‘Juices aren’t healthy’: Fruit juices lose fight to be rated healthier than soft drink

Fruit juice health star ratings are set to plummet after a ministerial vote rejected a final attempt to ensure it is given a higher score than diet soft drink.

A majority of members of The Australian and New Zealand Ministerial Forum on Food Regulation cast their votes on Friday to maintain an earlier decision to rate 100 per cent juice according to sugar content, and not give it extra points simply for being juice.

Orange juice with a high sugar content equivalent to other soft drinks will have a similarly low health star rating.

The final decision follows two previous attempts by the Commonwealth to give fruit juice special treatment under the system, which prior to the current overhaul had rated all 100 per cent fruit juices five stars. Each state and territory has a vote, as do the Commonwealth and NZ representatives on the forum.

The decision means that some fruit juices with a high sugar content will now score as low as 2.5 stars, which is below diet soft drinks like Diet Coke – although juices with less sugar may still score as high as four stars.

While other ministers refused to comment, federal Agriculture Minister David Littleproud called the decision “madness” in a statement following the meeting.

Forum members “failed the leadership test today by retaining a nonsensical health star rating system,” he said.

“How can anyone believe that the health star rating for drinks with no nutritional value should be higher than 100 per cent fruit and vegetable juices?”

But health leaders and advocates have welcomed the decision as a victory for public health and consumers.

Alexandra Jones, research fellow in food policy and law at the George Institute for Global Health, said the decision “reflects the science that juices aren’t healthy” and is “a huge win for public health”.

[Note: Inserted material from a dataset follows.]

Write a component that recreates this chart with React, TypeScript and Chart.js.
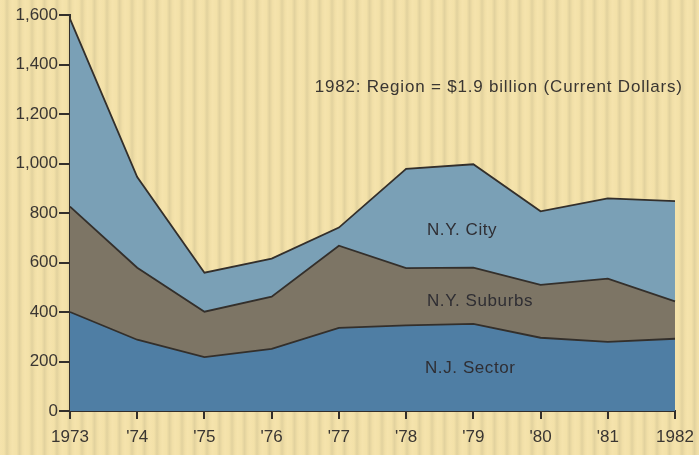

Dr Jones said the claim that all juice will now score below drinks like Diet Coke is false. Rather, “what will happen now is the best juices will score four, and they’ll be scaled down from there”.

An independent review found that water is the only drink that should score five stars, she said.

Matthew Hopcraft, CEO of the Australian Dental Association’s Victoria branch, said there is “more work to be done” to improve the health star rating system, “and we agree with Minister Littleproud that diet soft drinks should not receive a high health star rating.

“But it is also important to recognise that we have significant public health problems in Australia, with tooth decay and obesity affecting too many of our young children, and public health solutions are necessary to help fix these problems.”

Minister Littleproud said the rating reduction would impact demand for juice and have flow-on effects to farmers.

“States and territories who supported this including Queensland, Northern Territory, ACT and Victoria have let down our farmers, consumers, and Australia’s $800 million juice industry.

“They have made a mockery of the rating system and have ignored Australian Government and industry concerns,” Mr Littleproud said.